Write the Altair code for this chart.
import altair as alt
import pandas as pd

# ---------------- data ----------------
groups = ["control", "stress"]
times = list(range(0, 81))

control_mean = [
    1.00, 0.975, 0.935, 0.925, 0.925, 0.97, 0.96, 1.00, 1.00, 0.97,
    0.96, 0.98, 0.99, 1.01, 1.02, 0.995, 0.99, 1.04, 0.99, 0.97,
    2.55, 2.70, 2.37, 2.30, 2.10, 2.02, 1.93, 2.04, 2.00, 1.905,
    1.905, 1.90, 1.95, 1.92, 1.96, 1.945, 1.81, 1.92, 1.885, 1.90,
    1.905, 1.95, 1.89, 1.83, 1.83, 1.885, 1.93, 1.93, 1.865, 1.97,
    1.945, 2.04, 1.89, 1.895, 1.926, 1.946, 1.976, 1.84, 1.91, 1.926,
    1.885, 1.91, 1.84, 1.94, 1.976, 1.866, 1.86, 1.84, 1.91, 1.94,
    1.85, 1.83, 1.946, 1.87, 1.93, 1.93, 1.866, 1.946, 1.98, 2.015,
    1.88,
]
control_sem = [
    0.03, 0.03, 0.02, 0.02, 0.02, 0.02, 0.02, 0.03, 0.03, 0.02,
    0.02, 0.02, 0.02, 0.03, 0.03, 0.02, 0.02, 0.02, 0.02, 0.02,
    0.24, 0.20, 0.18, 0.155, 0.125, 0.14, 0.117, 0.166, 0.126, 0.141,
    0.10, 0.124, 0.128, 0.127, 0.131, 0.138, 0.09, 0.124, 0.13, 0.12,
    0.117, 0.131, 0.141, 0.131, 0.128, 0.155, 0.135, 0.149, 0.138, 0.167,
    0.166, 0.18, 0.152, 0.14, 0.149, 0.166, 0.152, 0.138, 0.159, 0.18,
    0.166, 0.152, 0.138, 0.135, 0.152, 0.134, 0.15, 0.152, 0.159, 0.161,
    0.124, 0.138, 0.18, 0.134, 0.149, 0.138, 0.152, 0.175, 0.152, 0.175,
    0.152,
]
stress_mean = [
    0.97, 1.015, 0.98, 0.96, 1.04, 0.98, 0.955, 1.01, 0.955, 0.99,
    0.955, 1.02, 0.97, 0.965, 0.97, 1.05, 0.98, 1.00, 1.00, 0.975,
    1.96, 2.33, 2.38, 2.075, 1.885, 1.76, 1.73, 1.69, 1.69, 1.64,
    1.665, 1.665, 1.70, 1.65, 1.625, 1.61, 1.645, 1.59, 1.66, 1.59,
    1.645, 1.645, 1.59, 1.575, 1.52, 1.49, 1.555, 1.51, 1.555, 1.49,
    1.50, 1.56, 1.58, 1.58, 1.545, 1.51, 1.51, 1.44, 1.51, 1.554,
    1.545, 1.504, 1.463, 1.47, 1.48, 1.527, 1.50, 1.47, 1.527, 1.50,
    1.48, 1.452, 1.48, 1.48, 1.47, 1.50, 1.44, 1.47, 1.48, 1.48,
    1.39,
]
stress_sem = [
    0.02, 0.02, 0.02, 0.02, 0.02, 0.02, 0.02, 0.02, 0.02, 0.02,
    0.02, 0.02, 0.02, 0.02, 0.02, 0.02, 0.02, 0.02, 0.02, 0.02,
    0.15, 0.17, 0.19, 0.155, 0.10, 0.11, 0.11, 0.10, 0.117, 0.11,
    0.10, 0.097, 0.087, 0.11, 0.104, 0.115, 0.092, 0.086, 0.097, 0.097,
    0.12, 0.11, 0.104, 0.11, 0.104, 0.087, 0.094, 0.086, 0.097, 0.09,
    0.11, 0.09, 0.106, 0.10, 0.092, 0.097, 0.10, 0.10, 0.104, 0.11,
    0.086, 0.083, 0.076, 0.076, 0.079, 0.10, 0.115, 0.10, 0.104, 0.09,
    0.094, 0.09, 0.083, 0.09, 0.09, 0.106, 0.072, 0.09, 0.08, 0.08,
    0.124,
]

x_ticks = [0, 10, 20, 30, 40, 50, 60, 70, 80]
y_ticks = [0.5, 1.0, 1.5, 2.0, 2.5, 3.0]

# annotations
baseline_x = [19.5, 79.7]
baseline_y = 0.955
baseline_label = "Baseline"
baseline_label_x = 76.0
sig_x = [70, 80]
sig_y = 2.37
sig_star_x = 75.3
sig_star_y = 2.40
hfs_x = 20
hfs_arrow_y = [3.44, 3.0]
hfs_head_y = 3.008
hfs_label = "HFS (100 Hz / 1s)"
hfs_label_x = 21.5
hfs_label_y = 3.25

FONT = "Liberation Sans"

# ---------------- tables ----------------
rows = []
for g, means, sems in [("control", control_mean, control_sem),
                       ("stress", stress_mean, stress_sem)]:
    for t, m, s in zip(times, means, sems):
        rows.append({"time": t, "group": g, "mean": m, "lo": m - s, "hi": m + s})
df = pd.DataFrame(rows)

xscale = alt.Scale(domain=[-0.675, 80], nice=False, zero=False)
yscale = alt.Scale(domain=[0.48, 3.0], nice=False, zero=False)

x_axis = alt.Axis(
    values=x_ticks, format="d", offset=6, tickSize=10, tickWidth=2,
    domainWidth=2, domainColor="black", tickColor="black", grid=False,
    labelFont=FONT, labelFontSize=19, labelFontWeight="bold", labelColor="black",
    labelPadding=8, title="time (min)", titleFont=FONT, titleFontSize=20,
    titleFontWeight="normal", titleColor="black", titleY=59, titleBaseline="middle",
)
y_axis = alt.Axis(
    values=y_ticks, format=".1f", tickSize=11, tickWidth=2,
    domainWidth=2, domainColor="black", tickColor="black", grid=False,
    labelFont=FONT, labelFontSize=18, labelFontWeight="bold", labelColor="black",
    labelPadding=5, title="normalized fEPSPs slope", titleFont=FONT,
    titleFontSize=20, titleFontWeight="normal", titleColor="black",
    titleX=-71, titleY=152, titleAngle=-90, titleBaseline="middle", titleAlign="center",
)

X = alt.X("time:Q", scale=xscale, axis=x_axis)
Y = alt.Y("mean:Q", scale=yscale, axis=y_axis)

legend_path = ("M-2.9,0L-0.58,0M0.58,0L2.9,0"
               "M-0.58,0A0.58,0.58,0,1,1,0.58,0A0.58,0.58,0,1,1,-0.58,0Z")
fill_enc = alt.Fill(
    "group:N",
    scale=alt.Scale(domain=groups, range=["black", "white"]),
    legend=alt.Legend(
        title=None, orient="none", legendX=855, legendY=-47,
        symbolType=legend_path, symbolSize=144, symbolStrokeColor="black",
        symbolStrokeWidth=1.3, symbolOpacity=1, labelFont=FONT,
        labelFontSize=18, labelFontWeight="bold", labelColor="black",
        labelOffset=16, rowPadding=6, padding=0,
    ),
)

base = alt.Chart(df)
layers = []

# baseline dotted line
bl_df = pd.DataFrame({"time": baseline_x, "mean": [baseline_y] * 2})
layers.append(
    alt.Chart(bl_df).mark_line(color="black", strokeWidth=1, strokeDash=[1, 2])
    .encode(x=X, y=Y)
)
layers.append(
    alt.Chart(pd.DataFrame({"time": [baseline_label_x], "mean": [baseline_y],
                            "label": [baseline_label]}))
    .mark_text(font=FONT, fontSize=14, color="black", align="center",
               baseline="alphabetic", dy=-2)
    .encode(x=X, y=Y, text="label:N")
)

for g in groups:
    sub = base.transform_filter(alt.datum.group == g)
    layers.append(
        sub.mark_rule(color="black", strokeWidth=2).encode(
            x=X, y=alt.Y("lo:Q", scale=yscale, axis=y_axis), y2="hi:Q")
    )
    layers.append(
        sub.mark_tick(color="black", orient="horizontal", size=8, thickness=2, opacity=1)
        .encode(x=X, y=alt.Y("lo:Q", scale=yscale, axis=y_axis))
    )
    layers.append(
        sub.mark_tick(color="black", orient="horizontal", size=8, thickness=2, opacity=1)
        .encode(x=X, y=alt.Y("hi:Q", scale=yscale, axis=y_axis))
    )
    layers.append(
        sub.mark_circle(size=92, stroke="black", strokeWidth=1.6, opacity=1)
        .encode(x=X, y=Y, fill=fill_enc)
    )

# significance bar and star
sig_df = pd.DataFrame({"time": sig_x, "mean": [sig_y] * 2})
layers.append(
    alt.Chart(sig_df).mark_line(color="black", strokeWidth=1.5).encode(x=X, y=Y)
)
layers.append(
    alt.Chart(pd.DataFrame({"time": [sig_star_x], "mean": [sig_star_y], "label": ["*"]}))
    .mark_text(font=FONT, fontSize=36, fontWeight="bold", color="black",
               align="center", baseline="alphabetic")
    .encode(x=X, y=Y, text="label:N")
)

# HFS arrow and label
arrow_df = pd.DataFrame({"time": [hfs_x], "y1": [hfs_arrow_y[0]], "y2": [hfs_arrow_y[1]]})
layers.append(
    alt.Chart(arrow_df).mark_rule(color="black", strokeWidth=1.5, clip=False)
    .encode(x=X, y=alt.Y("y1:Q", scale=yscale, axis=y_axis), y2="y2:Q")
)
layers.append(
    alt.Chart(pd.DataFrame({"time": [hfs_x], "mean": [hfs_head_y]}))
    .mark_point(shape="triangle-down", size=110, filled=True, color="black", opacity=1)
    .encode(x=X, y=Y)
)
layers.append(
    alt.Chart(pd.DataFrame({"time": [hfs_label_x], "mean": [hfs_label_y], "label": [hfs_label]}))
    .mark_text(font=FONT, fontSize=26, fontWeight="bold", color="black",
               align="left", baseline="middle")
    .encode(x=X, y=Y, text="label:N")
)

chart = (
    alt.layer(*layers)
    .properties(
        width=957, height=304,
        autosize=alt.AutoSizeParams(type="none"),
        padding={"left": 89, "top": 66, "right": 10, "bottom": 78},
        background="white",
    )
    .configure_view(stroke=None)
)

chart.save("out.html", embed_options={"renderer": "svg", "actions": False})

+---+

# EXERCISE REQUIREMENTS
Exactly as they appear, please write out the lines from the opening of the listing above down to the line containing "times = list(range(0, 81))", with both end lines included.

# FINISHED EXERCISE
Write the Altair code for this chart.
import altair as alt
import pandas as pd

# ---------------- data ----------------
groups = ["control", "stress"]
times = list(range(0, 81))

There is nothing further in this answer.